Mitigation of Radio Frequency Interference From the Computer Platform to Improve Wireless Data Communications

Prof. Brian L. Evans
Embedded Signal Processing Laboratory
Dept. of Electrical and Computer Engineering
The University of Texas at Austin, Austin, Texas

Collaboration with graduate students Kapil Gulati and Marcel Nassar and
undergradate students Navid Aghasadeghi and Arvind Sujeeth.

Monday, April 16, 3:30 PM
Intel Labs, Portland, Oregon



This presentation is intended to convey preliminary results and seek feedback on our project to reduce radio frequency interference (RFI) experienced by wireless data communication transceivers deployed in computing platforms. In particular, the project targets RFI generated by the computing platform itself. In the platform, relevant sources of RFI include PCI express busses, memory subsystems, processors, LCD displays and SATA busses.

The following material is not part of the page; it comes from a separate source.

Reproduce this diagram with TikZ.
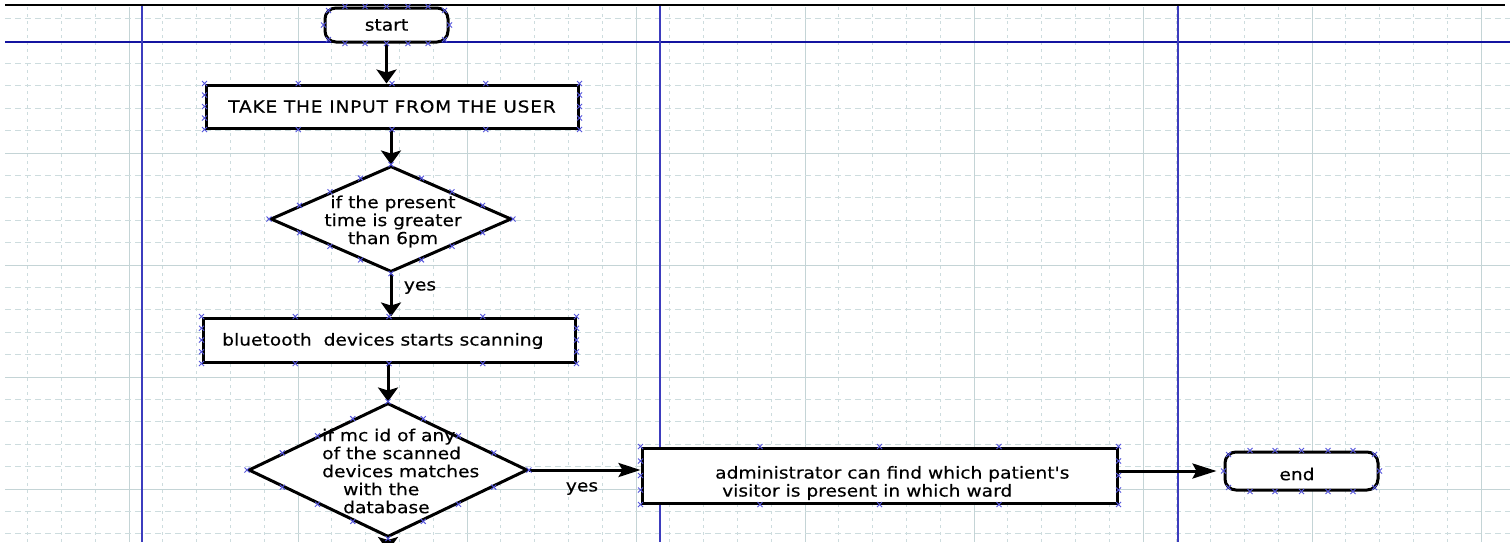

RFI may be viewed as a combination of independent radiation events, and predominantly has non-Gaussian statistics. We model the non-Gaussian statistics using Middleton Class A and B models and alpha-stable processes. From simulated data, we can estimate the parameters of a Class A model and an alpha-stable process using previously published results running on desktop processors and in floating-point arithmetic. The parameters can then be used to reduce the noise or aid in improved detection of a signal plus RFI.

Future work is to develop desktop (floating-point) and embedded (fixed-point) parameter estimation methods for Class B models, and embedded parameter estimation methods for Class A and B models, alpha-stable processes, and mixtures of alpha-stable processes. Future work is also to develop desktop and embedded implementations of detection methods for a signal plus RFI.

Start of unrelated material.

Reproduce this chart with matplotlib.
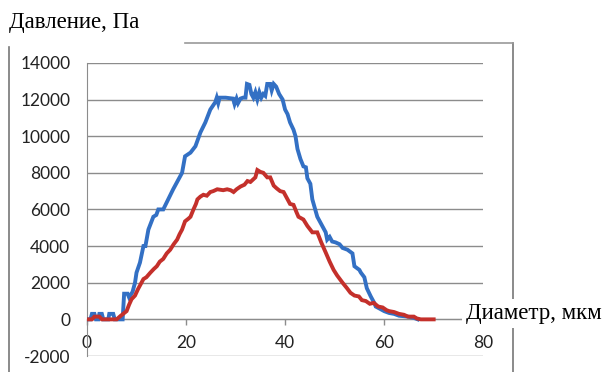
import matplotlib.pyplot as plt
from matplotlib.lines import Line2D

plt.rcParams['axes.unicode_minus'] = False

# Blue series (upper curve)
blue_x = [0, 0.7, 1, 1.5, 1.8, 2.3, 2.5, 3, 3.3, 4.3, 4.5, 5.3, 5.6, 7.2, 7.5, 8.2, 8.5, 9.2, 9.7,
          10, 10.7, 11.4, 11.8, 12.4, 13.4, 14, 14.4, 15.4, 16.4, 17.4, 18.2, 19.2, 19.8, 20.9,
          21.9, 22.9, 23.9, 24.9, 25.9, 26.2, 26.5, 26.8, 28, 29.5, 29.8, 30.2, 30.5, 31, 31.5,
          32, 32.3, 32.8, 33.2, 33.6, 34, 34.4, 34.8, 35.2, 35.6, 36, 36.4, 37, 37.3, 37.7,
          38.2, 38.8, 39.5, 40, 40.5, 41, 41.7, 42.1, 42.5, 43.1, 43.7, 44.2, 44.5, 45.1, 45.5,
          46.5, 47.5, 48.2, 48.5, 49, 49.5, 50.2, 51, 51.6, 52.6, 53.6, 54, 55, 55.3, 56, 56.5,
          57.3, 58, 58.3, 59, 60, 61, 62, 63, 64.8, 66, 66.8]
blue_y = [0, 0, 300, 300, 0, 0, 300, 300, 0, 0, 300, 300, 0, 0, 1400, 1400, 1200, 1500, 2000,
          2550, 3100, 4000, 4000, 4900, 5600, 5700, 6000, 6000, 6550, 7100, 7500, 8000, 8900, 9100,
          9450, 10200, 10750, 11450, 11850, 12100, 11800, 12100, 12100, 12050, 11750, 12050, 11800, 12050, 12100,
          12100, 12850, 12800, 12300, 12100, 12400, 12000, 12400, 12100, 12300, 12200, 12850, 12850, 12500, 12850,
          12700, 12300, 12000, 11450, 11200, 10750, 10350, 10000, 9300, 8750, 8350, 8300, 7700, 7400, 6550,
          5600, 5100, 4750, 4350, 4500, 4250, 4200, 4100, 3900, 3800, 3600, 2900, 2700, 2550, 2300, 1700,
          1250, 900, 700, 600, 450, 350, 300, 200, 150, 80, 0]

# Red series (lower curve)
red_x = [0, 1, 1.5, 2.5, 3, 6, 6.7, 7.3, 8, 8.5, 9, 9.7, 10.3, 10.8, 11.4, 12, 12.8, 13.5, 14.1,
         14.7, 15.4, 16.1, 16.8, 17.5, 18.2, 18.7, 19.2, 19.8, 20.5, 20.9, 21.5, 22, 22.3, 22.9,
         23.5, 24.2, 24.9, 25.5, 26.3, 27.5, 28.3, 29, 29.6, 30.2, 31, 31.8, 32.4, 33, 33.6, 34,
         34.4, 35, 35.6, 36.4, 37, 37.7, 38.3, 39, 39.7, 40.5, 41, 41.7, 42.3, 42.7, 43.7, 44.5,
         45.5, 46.5, 47.3, 48.2, 49, 49.8, 50.5, 51.6, 52.5, 53.2, 54, 54.9, 55.5, 56.3, 57.1,
         57.9, 58.8, 59.7, 60.5, 61, 62, 63, 64, 64.8, 66, 66.6, 67.4, 70]
red_y = [0, 0, 150, 150, 0, 0, 170, 300, 450, 800, 1100, 1300, 1650, 1900, 2200, 2300, 2550, 2750, 2900,
         3150, 3300, 3600, 3800, 4100, 4350, 4650, 4900, 5350, 5500, 5600, 6000, 6300, 6550, 6700,
         6800, 6750, 6950, 7000, 7100, 7050, 7100, 7050, 6950, 7100, 7250, 7350, 7550, 7500, 7650, 7750,
         8150, 8050, 8000, 7750, 7750, 7300, 7150, 7000, 6950, 6550, 6300, 6250, 5850, 5600, 5450, 5100,
         4750, 4750, 4200, 3650, 3150, 2700, 2400, 2000, 1700, 1450, 1300, 1250, 1050, 1000, 850,
         900, 700, 650, 500, 450, 400, 300, 250, 150, 150, 50, 0, 0]

x_ticks = [0, 20, 40, 60, 80]
y_ticks = list(range(-2000, 14001, 2000))

grid_col = '#8c8c8c'

fig = plt.figure(figsize=(6.04, 3.72), dpi=100)
ax = fig.add_axes([0.144, 0.043, 0.656, 0.788])

ax.plot(blue_x, blue_y, color='#3370c4', linewidth=2.8, solid_joinstyle='miter', zorder=3)
ax.plot(red_x, red_y, color='#c4302b', linewidth=2.8, solid_joinstyle='miter', zorder=3)

ax.set_xlim(0, 80)
ax.set_ylim(-2000, 14000)
ax.set_xticks(x_ticks)
ax.set_yticks(y_ticks)
ax.grid(axis='y', color=grid_col, linewidth=1)

for s in ['top', 'right']:
    ax.spines[s].set_visible(False)
ax.spines['bottom'].set_position(('data', 0))
ax.spines['bottom'].set_color(grid_col)
ax.spines['left'].set_color(grid_col)

ax.tick_params(axis='x', length=4, width=1, color=grid_col, pad=7, labelsize=12.5)
ax.tick_params(axis='y', length=0, pad=12, labelsize=12.5)
for lab in ax.get_xticklabels() + ax.get_yticklabels():
    lab.set_fontfamily('Lato')
    lab.set_color('#222222')

fig.text(0.015, 0.94, 'Давление, Па', family='Liberation Serif', fontsize=16.5, va='center', ha='left')
fig.text(0.772, 0.158, 'Диаметр, мкм', family='Liberation Serif', fontsize=16.5, va='center', ha='left',
         bbox=dict(facecolor='white', edgecolor='none', pad=3), zorder=5)

# outer frame fragments
fcol = '#777777'
fig.add_artist(Line2D([0.015, 0.015], [0.0, 0.873], color=fcol, linewidth=1.2))
fig.add_artist(Line2D([0.306, 0.849], [0.884, 0.884], color='#999999', linewidth=1.2))
fig.add_artist(Line2D([0.849, 0.849], [0.0, 0.884], color=fcol, linewidth=1.2, zorder=1))

fig.savefig('out.png', dpi=100)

Prof. Brian L. Evans is a Professor of Electrical and Computer Engineering at The University of Texas at Austin. Prof. Evans' research efforts are in embedded real-time digital signal and image processing systems. His research group derives application performance bounds and optimal algorithms to achieve those bounds, as well as near-optimal low-complexity algorithms and embedded prototypes. His group conducts research in multicarrier wired and wireless data communication systems. In image processing, his group researches high-quality halftoning for desktop printers and perceptual hashing for image databases. Prof. Evans has published over 170 refereed conference and journal papers.